Jones-Sawyer right to probe alleged prison abuse cover-ups



It took four years to act, but a federal grand jury this month charged two former prison guards with alleged efforts to cover up the cause of an inmate’s death in Sacramento. The feds charged one of the guards involved in the troubling 2016 incident with criminal civil rights violations and submitting false reports, and charged another with falsifying records.

According to the U.S. Attorney’s Office, guards at California State Prison-Sacramento were escorting a handcuffed inmate when one of them “bent down behind the inmate and pulled the inmate’s legs out from under him.” The inmate fell forward, struck his head on the concrete and died two days later. Then the two guards allegedly filed “false reports in order to impede and obstruct the ensuing federal investigation.”

The courts will examine these specific allegations, but the big question is how widespread such behavior might be in the state’s prison and jail systems – and, if so, what to do about it. According to a Sacramento Bee report, the head of the Assembly Public Safety Committee, Reggie Jones-Sawyer, D-Los Angeles, has called on the state Department of Justice to launch an investigation.

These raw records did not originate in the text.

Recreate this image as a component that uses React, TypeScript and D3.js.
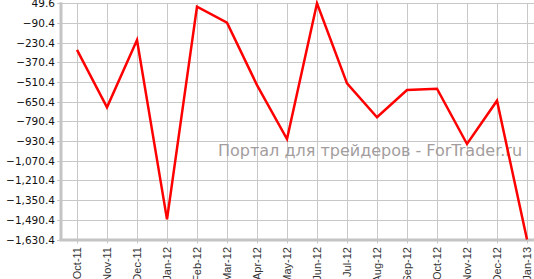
import React from "react";
import * as d3 from "d3";

const months = ["Oct-11","Nov-11","Dec-11","Jan-12","Feb-12","Mar-12","Apr-12","May-12","Jun-12","Jul-12","Aug-12","Sep-12","Oct-12","Nov-12","Dec-12","Jan-13"];
const values = [-282, -690, -211, -1487, 25.6, -88, -532, -916, 49.6, -520, -761, -567, -558, -951, -643, -1630.4];
const yTicks = [49.6, -90.4, -230.4, -370.4, -510.4, -650.4, -790.4, -930.4, -1070.4, -1210.4, -1350.4, -1490.4, -1630.4];

const W = 534, H = 279;
const left = 61, right = 534, top = 3.3, bottom = 239.5;

export default function App() {
  const x = d3.scalePoint<string>().domain(months).range([77, 527]);
  const y = d3.scaleLinear().domain([-1630.4, 49.6]).range([bottom, top]);
  const fmt = d3.format(",.1f");
  const line = d3.line<number>().x((_, i) => x(months[i])!).y(d => y(d));
  return (
    <svg width={W} height={H} style={{ position: "absolute", left: 0, top: 0, background: "#fff" }}>
      {yTicks.map(t => (
        <g key={t}>
          <line x1={left - 4} x2={right} y1={Math.round(y(t)) + 0.5} y2={Math.round(y(t)) + 0.5} stroke="#c8c8c8" strokeWidth={1} />
          <text x={55} y={Math.round(y(t)) + 4} textAnchor="end" fontFamily="DejaVu Sans" fontSize={10.5} fill="#111">{fmt(t)}</text>
        </g>
      ))}
      {months.map(m => (
        <g key={m}>
          <line x1={Math.round(x(m)!) + 0.5} x2={Math.round(x(m)!) + 0.5} y1={top} y2={bottom + 4} stroke="#c8c8c8" strokeWidth={1} />
          <text transform={`translate(${x(m)! + 4},247) rotate(-90)`} textAnchor="end" fontFamily="Liberation Sans" fontSize={11} fill="#333">{m}</text>
        </g>
      ))}
      <text x={218} y={156} fontFamily="DejaVu Sans" fontSize={16} fill="#a39d9d">Портал для трейдеров - ForTrader.ru</text>
      <line x1={left} x2={left} y1={top - 1} y2={bottom + 1.5} stroke="#c4c4c4" strokeWidth={3} />
      <line x1={left - 1.5} x2={right} y1={bottom + 0.5} y2={bottom + 0.5} stroke="#c4c4c4" strokeWidth={3} />
      <path d={line(values)!} fill="none" stroke="#ff0000" strokeWidth={2.5} strokeLinejoin="miter" />
    </svg>
  );
}
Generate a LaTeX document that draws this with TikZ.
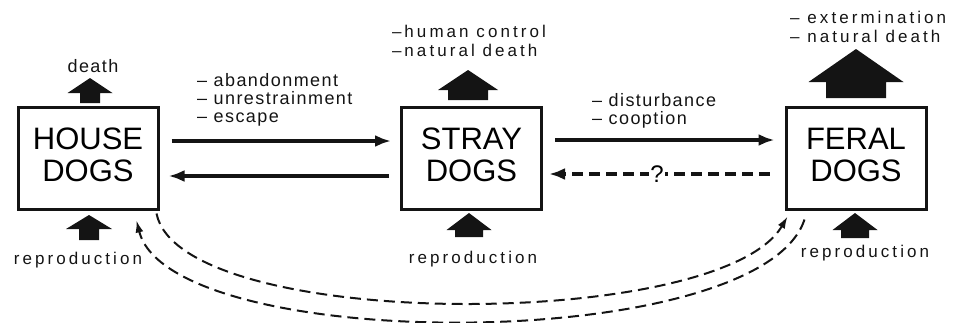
\documentclass[tikz,border=0pt]{standalone}
\usepackage{fontspec}
\setmainfont{Liberation Sans}
\newfontfamily\labfont[LetterSpace=8]{Liberation Sans}
\newfontfamily\widefont[LetterSpace=18]{Liberation Sans}
\usetikzlibrary{arrows.meta,calc}
\definecolor{ink}{HTML}{141414}
\tikzset{
  >={Latex[length=16pt,width=12pt]},
  dogbox/.style={draw=ink,line width=3pt,minimum width=140pt,minimum height=102pt,align=center,inner sep=0pt,text depth=7pt,font=\fontsize{31}{32}\selectfont},
  flow/.style={->,draw=ink,line width=3.2pt},
  maybe/.style={flow,dash pattern=on 11pt off 6pt},
  loop/.style={-{Latex[length=12pt,width=8pt]},draw=ink,line width=2pt,dash pattern=on 11pt off 6pt},
  lab/.style={font=\labfont\fontsize{18}{18}\selectfont,align=left,inner sep=0pt,text=ink},
  labw/.style={font=\widefont\fontsize{17}{19}\selectfont,align=left,inner sep=0pt,text=ink},
}
% block arrow: x, tip y, head width, head height, shaft width, foot y
\newcommand{\blockup}[6]{%
  \fill[ink] (#1,#2) -- ({#1+#3/2},{#2+#4}) -- ({#1+#5/2},{#2+#4}) -- ({#1+#5/2},#6)
    -- ({#1-#5/2},#6) -- ({#1-#5/2},{#2+#4}) -- ({#1-#3/2},{#2+#4}) -- cycle;}

\begin{document}
\begin{tikzpicture}[x=1pt,y=-1pt]
  \useasboundingbox (0,0) rectangle (957,322);
  % the three populations
  \node[dogbox] (house) at (88,158) {HOUSE\\DOGS};
  \node[dogbox] (stray) at (471.5,158) {STRAY\\DOGS};
  \node[dogbox] (feral) at (856,158) {FERAL\\DOGS};

  % flows between them
  \draw[flow] ([xshift=12pt,yshift=17pt]house.east) -- ([xshift=-9pt,yshift=17pt]stray.west);
  \draw[flow] ([xshift=-11pt,yshift=-18pt]stray.west) -- ([xshift=9pt,yshift=-18pt]house.east);
  \draw[flow] ([xshift=12pt,yshift=18pt]stray.east) -- ([xshift=-10pt,yshift=18pt]feral.west);
  \draw[maybe] ([xshift=-15pt,yshift=-16pt]feral.west) -- node[pos=0.51,fill=white,inner sep=1pt,font=\fontsize{24}{24}\selectfont] (q) {?} ([xshift=6pt,yshift=-16pt]stray.east);
  \draw[loop] ([xshift=-3pt,yshift=-3pt]house.south east) .. controls (180,332) and (720,332) .. ([xshift=3pt,yshift=-6pt]feral.south west);
  \draw[loop] ([xshift=20pt,yshift=-9pt]feral.south west) .. controls (760,355) and (170,355) .. ([xshift=-23pt,yshift=-10pt]house.south east);

  % gains and losses
  \blockup{90}{78}{45}{15}{20}{103}
  \blockup{89}{215}{46}{14}{20}{240}
  \blockup{468}{70}{60}{20}{40}{100}
  \blockup{469}{213}{45}{17}{28}{237}
  \blockup{856}{49}{95}{33}{60}{98}
  \blockup{855}{213}{45}{17}{28}{238}

  % labels
  \node[lab,anchor=base] (hdeath) at (93,72) {death};
  \node[lab,anchor=north west] (leave) at (197,73) {– abandonment\\– unrestrainment\\– escape};
  \node[lab,anchor=north west] (push) at (592,93) {– disturbance\\– cooption};
  \node[labw,anchor=north west] (sloss) at (392,25) {–\,human control\\–\,natural death};
  \node[labw,anchor=north west] (floss) at (790,11) {– extermination\\– natural death};
  \node[labw,anchor=base] (hrep) at (78,264) {reproduction};
  \node[labw,anchor=base] (srep) at (473,263) {reproduction};
  \node[labw,anchor=base] (frep) at (865,257) {reproduction};
\end{tikzpicture}
\end{document}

That seems like a reasonable place to begin.

Per the report, Jones-Sawyer sent a letter this month to Attorney General Xavier Becerra, in which he  argued that this incident raises “concerns that more offenses against inmates have gone unnoticed, unreported or have been altered to justify the assault and protect the officer(s). … We cannot tolerate a culture … that allows for violations of inmates’ rights and jeopardizes their safety.”

Jones-Sawyer also referred to a California Office of Inspector General report from 2018 that found only 52 percent of use-of-force incidents in the state’s prison system fully met the California Department of Corrections and Rehabilitation’s standards. Slap-on-the-wrist punishments such as additional training or “formal counseling” seem to be the norm at the department.

Some of the IG’s findings were inexplicable. What explains such low compliance rates with procedures for video recording interviews with inmates who make excessive-force claims? In certain use-of-force situations, the Inspector General found that prison guards had violated departmental policies 75 percent of the time in the evaluated cases. This is disturbing, yet the two-year-old report hasn’t led to any obvious departmental changes.

To counteract the impression that it takes a lackadaisical approach toward such matters, the Department of Justice should quickly comply with Jones-Sawyer’s request. Unfortunately, Attorney General Xavier Becerra is closely aligned politically with the state’s law-enforcement unions and has often resisted reforms to boost the oversight of California’s police officers and prison guards.

In fact, Jones-Sawyer, who has long advocated for police oversight and criminal justice reform, felt the sting of the prison-guards’ union, which spent approximately $1 million in an unsuccessful bid to defeat him in the November election. In one controversial video ad, a CCPOA spokesman placed crosshairs over the photo of the African American Assembly member. The union pulled it down, but it was one of the most reprehensible ads we’ve seen.

Given the recent federal grand jury action involving those two former guards, this would be a good time for the AG to evaluate the depth of the prison-abuse problem. We applaud Jones-Sawyer for keeping this often-overlooked but important matter on the radar.